各業務内容と各施策にかかる費用をどこまで請け負うか、あらかじめ両者で協議する。例えばWebサイトの運営、集客、継続的なコンテンツ作成、保守管理、顧客対応など多くの業務がある中で、どちらがどの業務を負担するかを明確にしておく。どうしても発注側の要求が多くなりがちなので、受注側の負担を大きくしすぎないことがポイント。

契約書で想定されるリスクを回避する

レベニューシェアを行う際には、発注側と受注側間でのトラブルを防ぐために、契約書は必ず作成する。受注側は収入面でリスクがあるため、十分な報酬を得られる契約内容であることを確認する。契約内容には、業務分担、費用負担、分配比率、協力義務、著作権(成果物の権利の帰属)、契約期間、契約解除規定などを盛り込んでおきたい。

レベニューシェアに対する実際の声

実際に、レベニューシェアはビジネスパーソンにとってメリットやデメリットはあるのか?Twitter投稿を見ていると、レベニューシェアはどちらかというとネガティブな意見の方が目立つ。

レベニューシェア契約を締結してきたブロガーによるリアルなレベニューシェアの失敗を回避するコツを掲載した「試して分かった。レベニューシェア契約の基本とコツ(知の壺)」は役立つので、おすすめ。

レベニューシェアでwin-winのビジネスを実現できる

レベニューシェアへの理解が十分でない企業の中には、「開発費用を無料にしてもらえる!」と思う発注者も少なくないが、双方にとってメリットがある提案ができなければそもそも受注はしてもらえない。レベニューシェアは受注者側のリスクの方が大きいからだ。あくまで「対等な関係」において、同等のメリットを享受でき、かつリスクを同等に負担することが大前提である。レベニューシェアについてネガティブな意見が目立つのは、発注者側の安易な「リスクゼロでビジネスができる」という考えが根底にあることが要因かもしれない。
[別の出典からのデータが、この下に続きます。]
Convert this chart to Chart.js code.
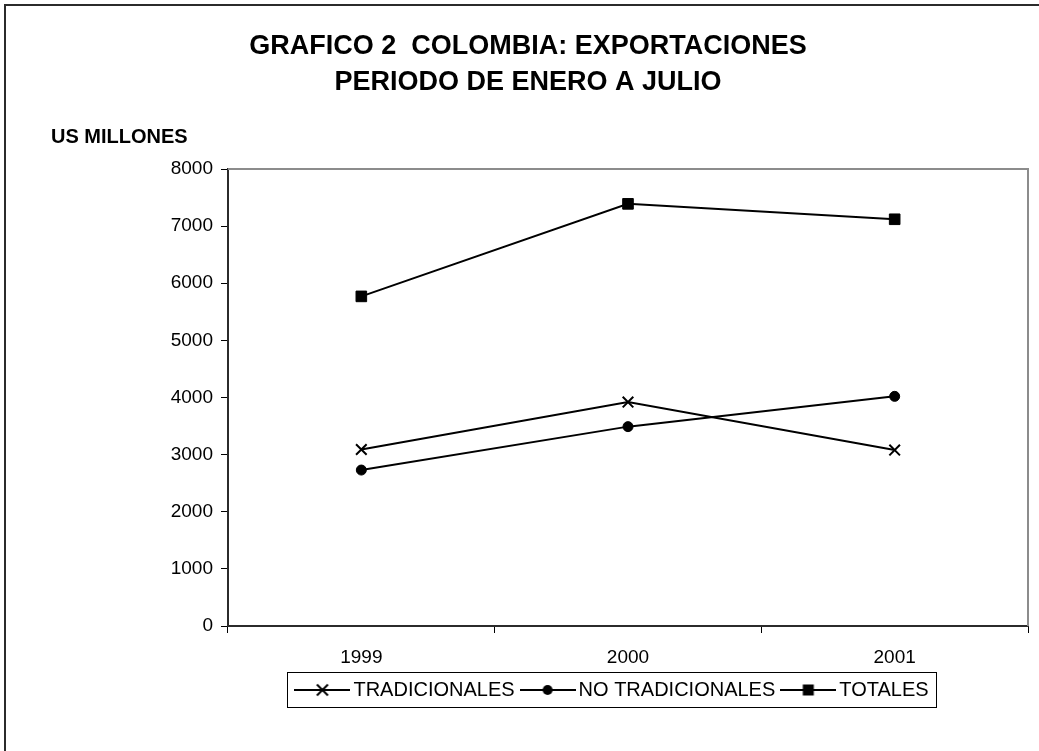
<!DOCTYPE html>
<html>
<head>
<meta charset="utf-8">
<script src="https://cdn.jsdelivr.net/npm/chart.js@4/dist/chart.umd.min.js"></script>
<style>
  html, body { margin: 0; padding: 0; background: #fff; }
  #wrap { position: relative; width: 1039px; height: 751px; }
  canvas { display: block; }
</style>
</head>
<body>
<div id="wrap"><canvas id="c" width="1039" height="751"></canvas></div>
<script>
const categories = ['1999', '2000', '2001'];
const tradicionales = [3090, 3920, 3080];
const noTradicionales = [2730, 3490, 4020];
const totales = [5770, 7390, 7120];
const seriesNames = ['TRADICIONALES', 'NO TRADICIONALES', 'TOTALES'];
const titleLines = ['GRAFICO 2  COLOMBIA: EXPORTACIONES', 'PERIODO DE ENERO A JULIO'];
const yAxisLabel = 'US MILLONES';
const yTicks = { min: 0, max: 8000, step: 1000 };

const FONT = '"Liberation Sans", Arial, Helvetica, sans-serif';
Chart.defaults.font.family = FONT;
Chart.defaults.color = '#000';

const ICON_W = 56;
function legendIcon(style) {
  const w = ICON_W, h = 16;
  const c = document.createElement('canvas');
  c.width = w; c.height = h;
  const x = c.getContext('2d');
  x.strokeStyle = '#000'; x.fillStyle = '#000'; x.lineWidth = 2;
  x.beginPath(); x.moveTo(0, h / 2); x.lineTo(w, h / 2); x.stroke();
  const cx = w / 2, cy = h / 2;
  if (style === 'crossRot') {
    x.beginPath();
    x.moveTo(cx - 5.5, cy - 5.5); x.lineTo(cx + 5.5, cy + 5.5);
    x.moveTo(cx + 5.5, cy - 5.5); x.lineTo(cx - 5.5, cy + 5.5);
    x.stroke();
  } else if (style === 'circle') {
    x.beginPath(); x.arc(cx, cy, 5, 0, Math.PI * 2); x.fill();
  } else {
    x.fillRect(cx - 5.5, cy - 5.5, 11, 11);
  }
  return c;
}

const styles = ['crossRot', 'circle', 'rect'];
const radii = [7.5, 5, 7.5];
const dataSets = [tradicionales, noTradicionales, totales];
const LEGEND_CENTER = 615;

const decor = {
  id: 'decor',
  beforeDraw(chart) {
    const ctx = chart.ctx;
    ctx.save();
    ctx.fillStyle = '#fff';
    ctx.fillRect(0, 0, chart.width, chart.height);
    ctx.fillStyle = '#2b2b2b';
    ctx.fillRect(4, 4, chart.width, 2);
    ctx.fillRect(4, 4, 2, chart.height);
    ctx.restore();
  },
  afterLayout(chart) {
    const lg = chart.legend;
    if (lg) {
      const dx = LEGEND_CENTER - (lg.left + lg.right) / 2;
      lg.left += dx; lg.right += dx;
    }
  },
  beforeDatasetsDraw(chart) {
    const ctx = chart.ctx, a = chart.chartArea;
    ctx.save();
    ctx.strokeStyle = '#8c8c8c';
    ctx.lineWidth = 2;
    ctx.beginPath();
    ctx.moveTo(a.left, a.top);
    ctx.lineTo(a.right, a.top);
    ctx.lineTo(a.right, a.bottom);
    ctx.stroke();
    ctx.restore();
  },
  afterDraw(chart) {
    const ctx = chart.ctx;
    ctx.save();
    ctx.fillStyle = '#000';
    ctx.font = 'bold 20px ' + FONT;
    ctx.textBaseline = 'middle';
    ctx.textAlign = 'left';
    ctx.fillText(yAxisLabel, 51, 137);
    const lg = chart.legend;
    if (lg && lg.lineWidths) {
      const lab = lg.options.labels;
      const pad = lab.padding;
      const lw = lg.lineWidths[0];
      const start = (lg.left + pad + lg.right - lw) / 2;
      const end = start + lw - pad;
      const iconLeft = start + lab.pointStyleWidth / 2 - ICON_W / 2;
      const l = Math.round(iconLeft - 7) + 0.5;
      const r = Math.round(end + 7) + 0.5;
      ctx.strokeStyle = '#000';
      ctx.lineWidth = 1;
      ctx.strokeRect(l, 672.5, r - l, 35);
    }
    ctx.restore();
  }
};

new Chart(document.getElementById('c'), {
  type: 'line',
  data: {
    labels: categories,
    datasets: seriesNames.map((name, i) => ({
      label: name,
      data: dataSets[i],
      borderColor: '#000',
      backgroundColor: '#000',
      borderWidth: 2,
      pointStyle: styles[i],
      pointRadius: radii[i],
      pointBorderWidth: i === 0 ? 2 : 1,
      pointBackgroundColor: '#000',
      pointBorderColor: '#000',
      tension: 0,
      fill: false
    }))
  },
  options: {
    responsive: false,
    animation: false,
    devicePixelRatio: 1,
    layout: { padding: { left: 28, right: 11, top: 0, bottom: 41 } },
    plugins: {
      title: {
        display: true,
        text: titleLines,
        font: { size: 27, weight: 'bold', lineHeight: 36 / 27 },
        color: '#000',
        padding: { top: 29, bottom: 68 }
      },
      legend: {
        display: true,
        position: 'bottom',
        fullSize: false,
        labels: {
          usePointStyle: true,
          pointStyleWidth: 42,
          padding: 12,
          font: { size: 20 },
          color: '#000',
          generateLabels(chart) {
            return chart.data.datasets.map((ds, i) => ({
              text: ds.label,
              pointStyle: legendIcon(styles[i]),
              fillStyle: '#000',
              strokeStyle: '#000',
              lineWidth: 0,
              hidden: false,
              datasetIndex: i
            }));
          }
        }
      },
      tooltip: { enabled: false }
    },
    scales: {
      x: {
        type: 'category',
        offset: true,
        grid: { offset: true, drawOnChartArea: false, drawTicks: true, tickLength: 7, tickColor: '#000', tickWidth: 1 },
        border: { display: true, color: '#2b2b2b', width: 2 },
        ticks: { font: { size: 19 }, color: '#000', padding: 13 },
        afterFit(s) { s.height = 42; }
      },
      y: {
        min: yTicks.min,
        max: yTicks.max,
        grid: { drawOnChartArea: false, drawTicks: true, tickLength: 7, tickColor: '#000', tickWidth: 1 },
        border: { display: true, color: '#2b2b2b', width: 2 },
        ticks: {
          stepSize: yTicks.step,
          font: { size: 19 },
          color: '#000',
          padding: 8,
          callback: (v) => String(v)
        },
        afterFit(s) { s.width = 200; }
      }
    }
  },
  plugins: [decor]
});
</script>
</body>
</html>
とはいえレベニューシェアは、信頼関係のもと受注者と発注者が利益もリスクもともに分ち合いながら、ビジネスを成功させる優れた一つの方法である。あべのハルカスとパナソニックISの事例のように「受注者側がリスクを最小限にする“工夫”」を取り入れたり、「事前に明確な役割分担を決定しておく」ことで、win-winの良い結果を出すことができるのではないだろうか。